I signed up with my friend Nell Nelson, who got a contract for a cookery book within three months. It took me a bit longer to put the full proposal for my colour book together – with all the chapters worked out in detail – but I was very lucky to get an agent’s interest almost straight away. A short time later,  visiting the offices of about six publishers in one day, I asked one why she was so interested in my proposal. “Don’t you realise! Colour is something we see every day: we are all  kicking ourselves that we didn’t think of the idea first!” So it seems to me that the big trick is to find the book that everyone would commission, if only they thought of it first.

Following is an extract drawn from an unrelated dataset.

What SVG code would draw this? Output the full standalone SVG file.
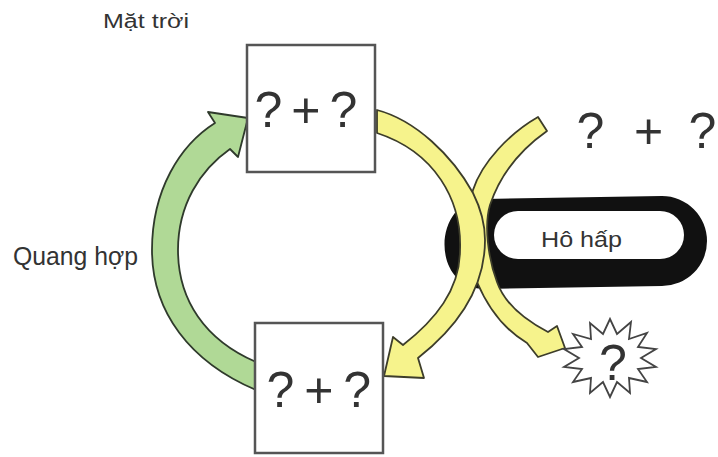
<svg xmlns="http://www.w3.org/2000/svg" width="718" height="457" viewBox="0 0 718 457">
  <style>
    .box { fill: #ffffff; stroke: #555555; stroke-width: 2.5; }
    .q { font-family: "Liberation Sans", Arial, sans-serif; font-size: 50px; fill: #333333; }
    .lbl { font-family: "Liberation Sans", Arial, sans-serif; fill: #333333; }
    .green { fill: #b0d996; stroke: #2f3a2c; stroke-width: 1.8; stroke-linejoin: round; }
    .yellow { fill: #f6f38c; stroke: #3d3d2a; stroke-width: 1.8; stroke-linejoin: round; }
  </style>
  <rect width="718" height="457" fill="#ffffff"/>

  <text class="lbl" x="103" y="28" font-size="20" textLength="86" lengthAdjust="spacingAndGlyphs">Mặt trời</text>
  <text class="lbl" x="13" y="265" font-size="25" textLength="125" lengthAdjust="spacingAndGlyphs">Quang hợp</text>

  <g id="ho-hap">
    <path d="M 485 199 L 662 196 A 45 45 0 0 1 707 241 A 45 45 0 0 1 662 286 L 485 289 C 430 289 432 199 485 199 Z" fill="#111111"/>
    <rect x="494" y="211" width="190" height="48" rx="24" fill="#ffffff"/>
    <text class="lbl" x="541" y="247" font-size="22" textLength="81" lengthAdjust="spacingAndGlyphs">Hô hấp</text>
  </g>

  <g id="connectors">
    <path id="resp-arrow" class="yellow" d="M 538 117 C 510 133 482 162 473 190 C 465 215 465 255 477 282 C 488 308 505 330 527 343 L 538 357 L 565 348 L 557 326 L 548 332 C 525 320 505 305 497 282 C 488 258 484 225 490 205 C 500 175 520 150 547 131 Z"/>
    <path id="cycle-arrow" class="yellow" d="M 377 110 C 415 120 452 155 473 193 C 480 207 485 222 485 240 C 485 285 460 325 418 358 L 424 378 L 384 376 L 393 337 L 403 345 C 435 320 460 290 460 250 C 462 200 435 152 377 133 Z"/>
    <path id="photo-arrow" class="green" d="M 256 390 C 190 362 152 312 152 250 C 152 190 180 145 215 123 L 208 112 L 248 118 L 238 157 L 230 149 C 200 170 178 205 178 250 C 178 300 205 340 256 362 Z"/>
  </g>

  <g id="top-box">
    <rect class="box" x="247" y="45" width="128" height="127"/>
    <text class="q" x="254.5" y="127" letter-spacing="9">?+?</text>
  </g>

  <g id="bottom-box">
    <rect class="box" x="255" y="323" width="128" height="130"/>
    <text class="q" x="266.5" y="407" letter-spacing="-2">? + ?</text>
  </g>

  <g id="top-right">
    <text class="q" x="576.5 604 634 662 688.5" y="148">? + ?</text>
  </g>

  <g id="star">
    <polygon points="610,319 617,334 631,322 629,339 647,333 638,347 656,349 641,358 656,367 638,369 647,382 629,378 630,393 617,382 610,397 603,382 590,393 591,378 573,382 582,369 564,367 579,358 564,349 582,347 573,334 591,339 590,323 603,334" fill="#ffffff" stroke="#444444" stroke-width="1.8" stroke-linejoin="miter"/>
    <text class="q" x="599" y="380" font-size="46">?</text>
  </g>
</svg>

How many countries did you travel to?

Colour took me to 17 countries and Jewels to 14. And Fabric to 15, I think. Which, although some of the research was combined with other work trips, as you can imagine, used up most of my advances!

What about your illustrated book?

It’s a book with the Getty Museum in Los Angeles called A Brilliant History of Color in Art, intended for teenagers but hopefully enjoyable for everyone. It’s organised by paint and dye names through history (i.e. it starts with … no I won’t say what it starts with, though ocher is fairly near the beginning… it ends with pixels, but somewhere in the middle there is indigo and cochineal and Prussian blue and mauve… and so many others. Unlike my first colour book, this one has loads of lovely pictures. It was published in late 2014.

How long did it take you to write your books?

Both of my first books took about two years, from signing contracts to signing off the manuscripts, including all the travel. It was a full-time job. The Getty one took me about a year, while I was working part time. And then there was the editing process. I saw a lot of dawns. Fabric took six from signing to publication. In part because it’s enormous subject, in part because it was complicated. It probably would have taken five but then lockdown happened and we had an extra year to do the edits, so took them nice and slowly.